THE EXERCISE: Check each line of the material below for "React". Report how many have it, with no other words.

+ + + + + + +

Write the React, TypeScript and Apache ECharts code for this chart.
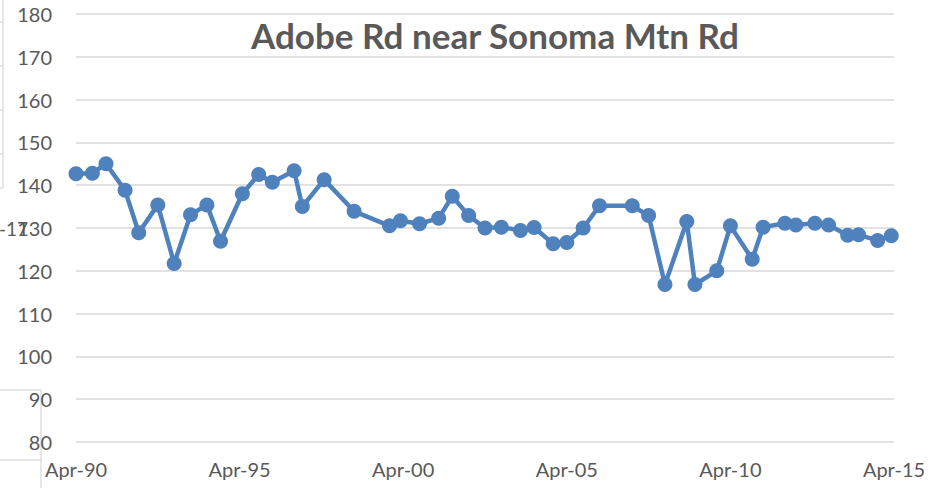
import React, { useEffect, useRef } from "react";
import * as echarts from "echarts";

const title = "Adobe Rd near Sonoma Mtn Rd";

const dates = [
  "1990-04", "1990-10", "1991-03", "1991-10", "1992-03", "1992-10", "1993-04", "1993-10",
  "1994-04", "1994-09", "1995-05", "1995-11", "1996-04", "1996-12", "1997-03", "1997-11",
  "1998-10", "1999-11", "2000-03", "2000-10", "2001-05", "2001-10", "2002-04", "2002-10",
  "2003-04", "2003-11", "2004-04", "2004-11", "2005-04", "2005-10", "2006-04", "2007-04",
  "2007-10", "2008-04", "2008-12", "2009-03", "2009-11", "2010-04", "2010-12", "2011-04",
  "2011-12", "2012-04", "2012-11", "2013-04", "2013-11", "2014-03", "2014-10", "2015-03",
];

const values = [
  142.7, 142.8, 145.0, 138.8, 128.9, 135.4, 121.7, 133.1,
  135.4, 126.9, 138.0, 142.5, 140.7, 143.4, 135.0, 141.3,
  133.9, 130.5, 131.7, 131.0, 132.3, 137.4, 132.9, 130.0,
  130.2, 129.4, 130.1, 126.3, 126.6, 130.0, 135.2, 135.2,
  132.9, 116.8, 131.5, 116.8, 120.0, 130.5, 122.7, 130.2,
  131.1, 130.7, 131.1, 130.7, 128.3, 128.4, 127.1, 128.2,
];

const xTickLabels = ["Apr-90", "Apr-95", "Apr-00", "Apr-05", "Apr-10", "Apr-15"];

const startYear = 1990;
const startMonth = 4;

function monthOffset(d: string): number {
  const [y, m] = d.split("-").map(Number);
  return (y - startYear) * 12 + (m - startMonth);
}

export default function App() {
  const ref = useRef<HTMLDivElement>(null);
  useEffect(() => {
    if (!ref.current) return;
    const chart = echarts.init(ref.current, null, { renderer: "svg" });
    const seriesData = dates.map((d, i) => [monthOffset(d), values[i]]);
    const font = "Lato, 'Noto Sans', sans-serif";
    const gray = "#595959";
    const cellLine = { stroke: "#d0d0d0", lineWidth: 1 };
    chart.setOption({
      animation: false,
      backgroundColor: "#ffffff",
      title: {
        text: title,
        left: 490,
        textAlign: "center",
        top: 12,
        textStyle: { fontFamily: font, fontSize: 35, fontWeight: "bold", color: gray },
      },
      grid: { left: 76, right: 39, top: 14, bottom: 46, containLabel: false },
      xAxis: {
        type: "value",
        min: 0,
        max: 300,
        interval: 60,
        axisLine: { show: false },
        axisTick: { show: false },
        splitLine: { show: false },
        axisLabel: {
          margin: 17,
          color: gray,
          fontFamily: font,
          fontSize: 20,
          formatter: (v: number) => xTickLabels[Math.round(v / 60)] ?? "",
        },
      },
      yAxis: {
        type: "value",
        min: 80,
        max: 180,
        interval: 10,
        axisLine: { show: false },
        axisTick: { show: false },
        splitLine: { show: true, lineStyle: { color: "#d9d9d9", width: 1.5 } },
        axisLabel: { margin: 24, color: gray, fontFamily: font, fontSize: 20 },
      },
      series: [
        {
          type: "line",
          data: seriesData,
          symbol: "circle",
          symbolSize: 15,
          lineStyle: { color: "#4f81bd", width: 4.5 },
          itemStyle: { color: "#4f81bd" },
          z: 3,
        },
      ],
      graphic: [
        { type: "line", shape: { x1: 3, y1: 0, x2: 3, y2: 188 }, style: cellLine },
        { type: "line", shape: { x1: 0, y1: 22, x2: 3, y2: 22 }, style: cellLine },
        { type: "line", shape: { x1: 0, y1: 66, x2: 3, y2: 66 }, style: cellLine },
        { type: "line", shape: { x1: 0, y1: 110, x2: 3, y2: 110 }, style: cellLine },
        { type: "line", shape: { x1: 0, y1: 154, x2: 3, y2: 154 }, style: cellLine },
        { type: "line", shape: { x1: 0, y1: 188, x2: 3, y2: 188 }, style: cellLine },
        { type: "line", shape: { x1: 41, y1: 390, x2: 41, y2: 488 }, style: cellLine },
        { type: "line", shape: { x1: 0, y1: 390, x2: 41, y2: 390 }, style: cellLine },
        { type: "line", shape: { x1: 0, y1: 460, x2: 41, y2: 460 }, style: cellLine },
        {
          type: "text",
          x: 28,
          y: 228,
          style: {
            text: "t-17",
            align: "right",
            verticalAlign: "middle",
            fill: gray,
            font: `19px ${font}`,
          },
        },
      ],
    });
    return () => chart.dispose();
  }, []);
  return (
    <div
      ref={ref}
      style={{ position: "fixed", left: 0, top: 0, width: 933, height: 488, background: "#fff" }}
    />
  );
}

+ + + + + + +

WRITTEN RESPONSE: 2